If you expect to exceed 500M events/month, need raw-event ownership for ML training, or operate in regulated verticals (health, finance) that require data residency and audit trails, plan to staff 2–4 dedicated engineers and budget $600k–$2M over three years. That means building or running a managed open-source pipeline (Snowplow managed or self-hosted), and accepting an operational runway for maintenance and scaling.
Hybrid strategies are the pragmatic middle path. Instrument with an off-the-shelf vendor for product-facing dashboards and experimentation while simultaneously duplicating raw events into your data lake for ML and compliance. This duplicates some costs—expect a 10–30% premium over pure buy—but reduces switch risk and keeps your ML teams fed with raw data.
Checklist: a 5‑point evaluation for buy vs build
1) Calculate your 3‑year spend ceiling: sum expected vendor bills, warehouse costs, and the loaded salaries of 1–3 engineers. 2) Measure event volume and payload size; crosswalk to storage and query costs in your target warehouse. 3) Define SLAs: ingestion-to-query latency and sampling tolerance. 4) List non-functional requirements: data residency, raw-event access, and retention windows. 5) Estimate switching cost in engineer-months (2–8 months) and add that to the TCO of 'buy' options.
If you score >3 on items 2–4 (high volume, strict SLAs, ownership needs) then plan for a hybrid or build approach. Otherwise buy and re-evaluate at a predictable threshold—document the trigger metrics and the rollback plan so switching doesn't become a political deadlock later.
Three quick vendor comparisons that matter operationally: Amplitude gives the fastest path to experimentation but imposes unsampled tiers at scale; Snowplow (managed or open-source) gives raw-event fidelity but pushes storage and processing costs to you; Mixpanel and Heap sit between, with different UX metaphors and pricing models that change marginal cost per event. Segment and RudderStack are the classic choices for event routing but add a recurring bill and operational dependency.

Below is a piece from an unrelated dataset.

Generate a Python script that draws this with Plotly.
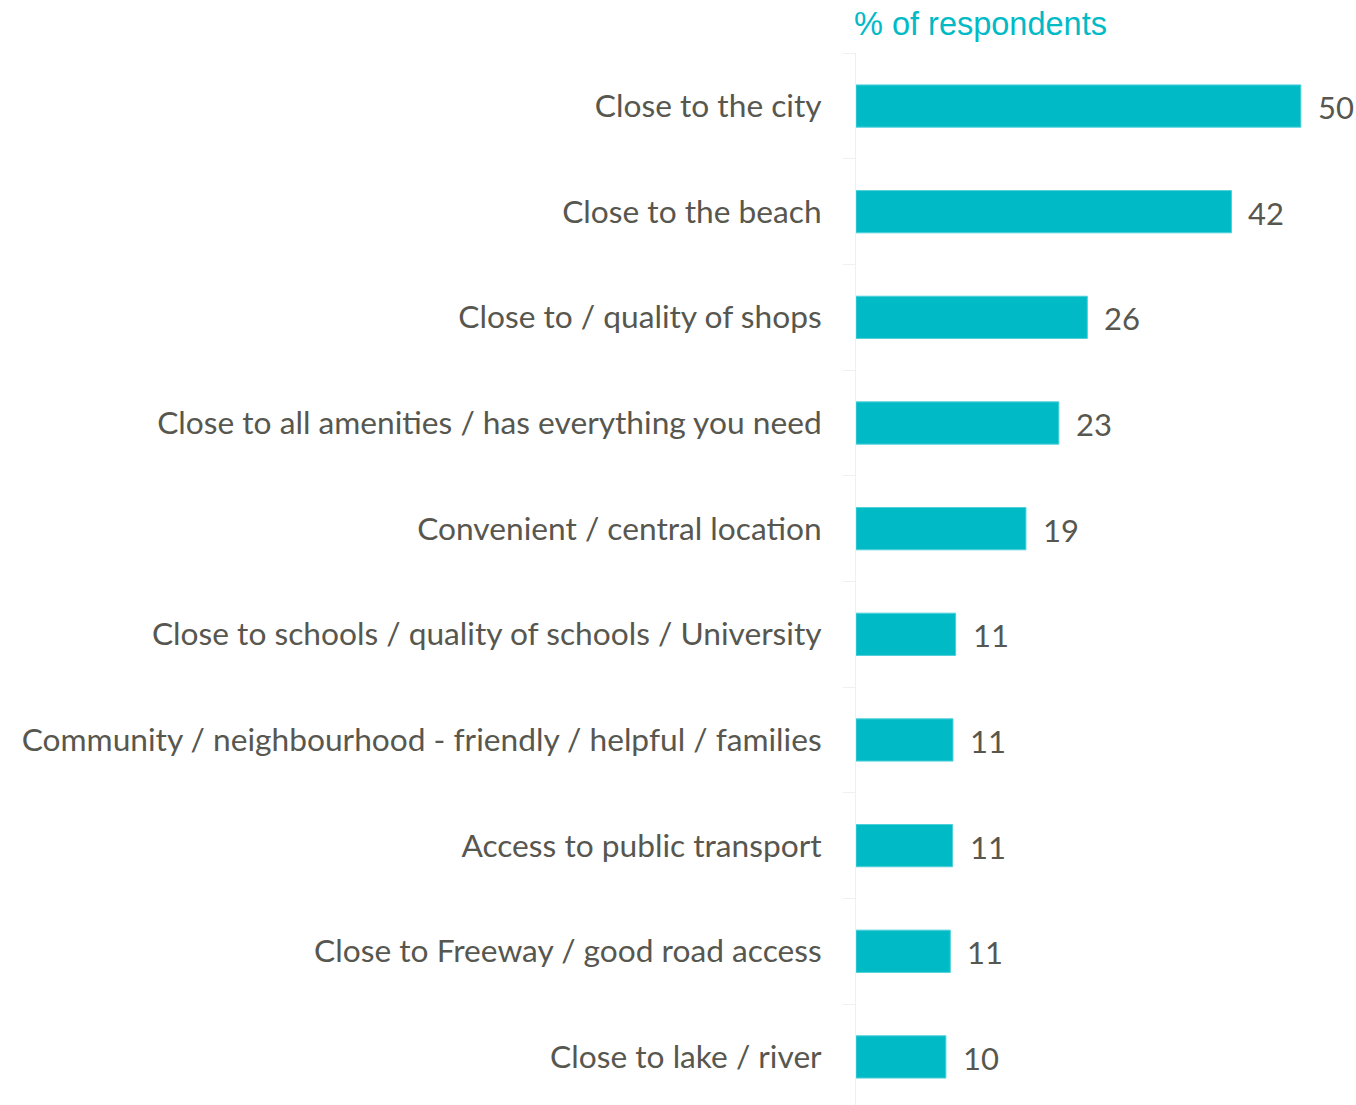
import plotly.graph_objects as go

categories = [
    "Close to the city",
    "Close to the beach",
    "Close to / quality of shops",
    "Close to all amenities / has everything you need",
    "Convenient / central location",
    "Close to schools / quality of schools / University",
    "Community / neighbourhood - friendly / helpful / families",
    "Access to public transport",
    "Close to Freeway / good road access",
    "Close to lake / river",
]
values = [50.0, 42.2, 26.0, 22.8, 19.1, 11.2, 10.9, 10.85, 10.6, 10.1]
value_labels = ["50", "42", "26", "23", "19", "11", "11", "11", "11", "10"]

teal = "#00BAC6"
text_gray = "#57574F"
font_family = "Lato, 'Open Sans', sans-serif"

fig = go.Figure()
fig.add_trace(go.Bar(
    x=values,
    y=categories,
    orientation="h",
    marker=dict(color=teal, line=dict(color="#4FD0D9", width=1)),
    width=0.4,
    hoverinfo="skip",
))

for cat, val, lab in zip(categories, values, value_labels):
    fig.add_annotation(
        x=val, y=cat, text=lab, showarrow=False,
        xanchor="left", yanchor="middle", xshift=15, yshift=-1,
        font=dict(family=font_family, size=31, color=text_gray),
    )

fig.update_layout(
    width=1356, height=1105,
    margin=dict(l=856, r=0, t=53, b=0),
    paper_bgcolor="white", plot_bgcolor="white",
    showlegend=False,
    title=dict(
        text="% of respondents",
        x=854 / 1356, xanchor="left", xref="container",
        y=1 - 24 / 1105, yanchor="middle", yref="container",
        font=dict(family="'Liberation Sans', Arial, sans-serif", size=32.5, color=teal),
    ),
    xaxis=dict(
        range=[0, 56.2], visible=False, fixedrange=True,
    ),
    yaxis=dict(
        type="category",
        range=[9.455, -0.502],
        showline=True, linecolor="#F0F0F0", linewidth=1,
        ticks="outside", tickson="boundaries", ticklen=12, tickcolor="#F0F0F0",
        ticklabelstandoff=27,
        tickfont=dict(family=font_family, size=31.7, color=text_gray),
        showgrid=False,
        fixedrange=True,
    ),
)

fig.write_html(
    "out.html",
    config={"displayModeBar": False, "staticPlot": True},
    post_script="document.body.style.margin='0';document.body.style.overflow='hidden';",
)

Don't let procurement alone decide. Negotiate contract terms for raw data egress, retention, and sample-free guarantees. A vendor contract that reduces annual vendor spend by 10–20% but locks you out of raw data, or charges $100k+ for exports, is a trap that invalidates any short-term TCO wins.
Finally, measure. Put observability on your analytics pipeline: event drop rates, schema-change incidents, pipeline lag (p50/p95), and cost per million events. If your p95 pipeline lag exceeds 30s more than 5% of the time, you are in the wrong operational model for experimentation-driven product teams.
Key takeaways
1. If your 3‑year budget for analytics tooling is under $600k and event volumes are under 200M/month, buy — you get faster time-to-value and predictable costs.
2. If you need raw-event ownership, regulatory controls, or expect >500M events/month, build or adopt a managed open-source pipeline; plan for $600k–$2M over three years.
3. Use a hybrid approach when you need vendor dashboards plus raw-event feeds for ML; expect a 10–30% cost premium versus pure buy but reduce switch risk.
4. Negotiate vendor contracts for raw data egress and unsampled guarantees; switching costs are typically 2–8 engineer-months and should be budgeted.
5. Instrument the pipeline with p50/p95 latency, drop-rate, and cost-per-million-events metrics and treat them as product SLAs.
Product analytics build vs buy is not ideology. It’s arithmetic plus operational honesty. Choose buy to move fast and conserve engineering runway. Choose build when volumes, compliance, or ML needs make vendor costs and constraints exceed the price of engineers. And choose hybrid when you want the UX and speed of commercial tools without sacrificing raw data ownership. Document the metrics that will force the next decision—then measure them every month.